St Paul's Collegiate students received the Young Innovator of the Year Award, presented by Fieldays chief executive Peter Nation, for Crankholder – a trailer attachment that makes drilling post holes safer and more cost efficient.
The Agri-Business in Schools Project began in 2013 when it was developed at St Paul's Collegiate School in Hamilton. From here, it was gone on to be taught in 97 schools throughout New Zealand.
The original St Paul's project set out to encourage secondary students to consider pathways into the primary sector. It created a great deal of interest - so much so that in 2014 the course attracted 44 students in Years 12 and 13 (15-16 and 16-17 year-olds).
Aiming to develop the programme further, St Pauls formed an advisory group made up of representatives from the primary sector. This has gone on to meet twice yearly to help the school understand industry topics and trends to ensure the course stays relevant and sector driven.
The school has also gone on to form relationships with industry organisations, such as DairyNZ, Beef+Lamb NZ, AGMARDT, the Meat Industries Association and Rabobank - to name a few.
As the course attracted mre students, the Government and the Ministry of Education (MoE) were successfully lobbied to create an Agribusiness Trial programme. This was initially established at 12 schools throughout NZ - with the content for the course being accepted as achievement standards at NCEA Levels 1 and 2. This is particularly noteworthy, given that most achievement standards and NCEA course work is normally written by the MoE.
Now in its eighth year, the Agribusiness Programme, continues to garner strong interest. Last year, 3057 students took part nationwide. The programme also attracted major interest from business partners like BNZ, Greenlea Meats, Waikato Milking Systems and Tetra Pak - helping with curriculum development.

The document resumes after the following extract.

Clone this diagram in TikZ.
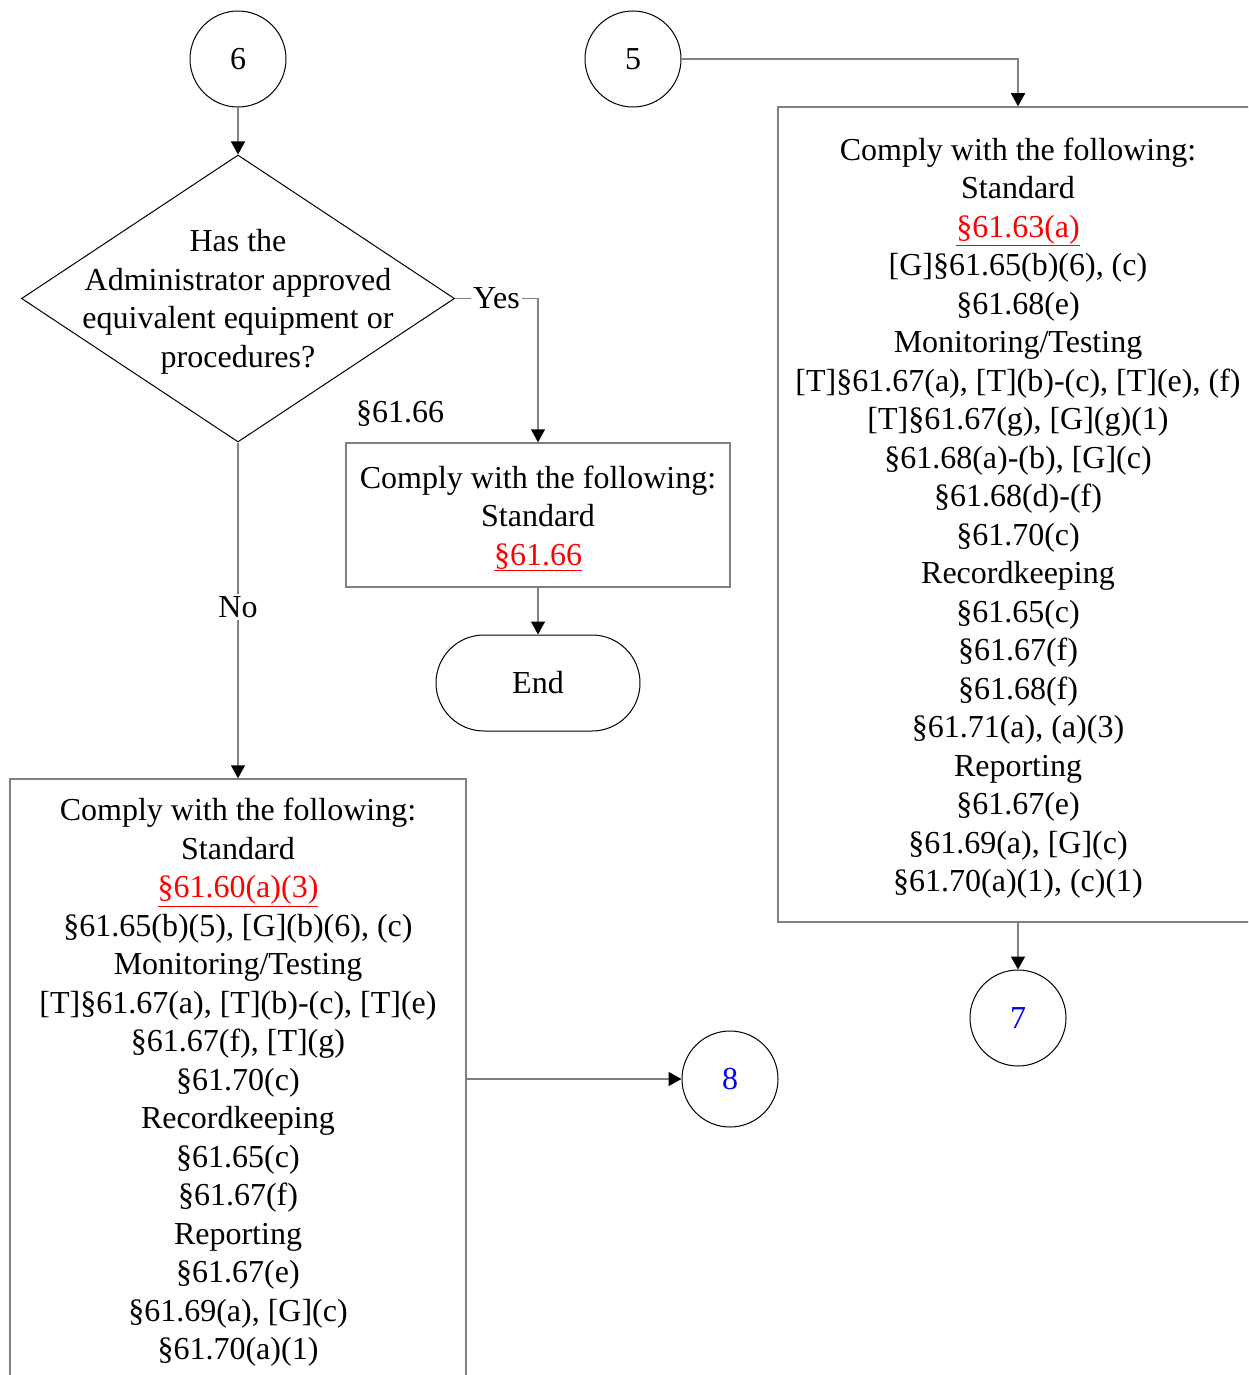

Over the past four years, 131 or 27.3% of NZ's secondary schools have taught Agribusiness Achievement Standards. These are gained from students showing a good understanding of a topic by justifying, analysing, comparing, contrasting, recommending and reasoning. At the same time, they are also expected to have a higher order of thinking to show their competency, skills and knowledge within academic-based subjects.
Ironically, student numbers may be being held back by the shortage of agricultural and horticultural teachers currently available in NZ. It is also hampered by the financial implications placed on smaller schools, which have a limited number of potential students - meaning the agribusiness course is not offered.
Around 60% of the schools teaching the subject are urban based, while the other 40% are rural.
St Paul's Collegiate reports around 51% of its students undertaking the Agribusiness Programme continue their primary industry journey at a tertiary level. Another 6% move onto 'hands on' on-farm roles.
Kerry Allan, St Paul's agribusiness curriculum director, is working with the Tertiary Commission and schools offering the programme to better understand students' progression paths and to see what impact the course has on the primary sector, which is crying out for new entrants.
Taking NZ To The World
One success from the Agribusiness Programme is Maggie Powell.
She came to New Zealand from the high rises of Hong Kong to Auckland as a four-year-old when her parents moved here. Powell now works for an industry taking its products to the world - including Hong Kong and mainland China - as part of the Silver Fern Farms Graduate Career Programme.
Not having a background in agriculture, she was introduced to the industry after studying Agribusiness from Year 12 at St Paul's Collegiate School in Hamilton.
"I had always dreamed of being a doctor or a lawyer but then I discovered chemistry wasn't my strong point," she explains. "Agribusiness wasn't an obvious choice for me, but through the course, something clicked and I discovered the vast opportunities offered by the industry.
"Being raised in the city I think you often learn all the negative things about the agriculture industry. I was oblivious to it; I don't think I could have told you how milk was made."
After graduating from high school, she went on to study at Massey in Palmerston North, and did a Bachelor of Agri-commerce, majoring in International Business. Powell started her role on the Graduate Career Programme at Silver Fern Farms in 2021.
Currently based in Dunedin in the marketing team, with a focus on brand development for New Zealand and global markets, her role in the Graduate Career Programme will see her gain experience in a variety of roles.
"I think it will be a really interesting industry over the next few years. I'm already learning so much," she adds. "My job involves looking at trends in the market and positioning products as red meat that's good for you."
Where once agriculture may have once been considered a course with easy credit, Powell says it is now attracting students that are top in class in business subjects and top in class in science.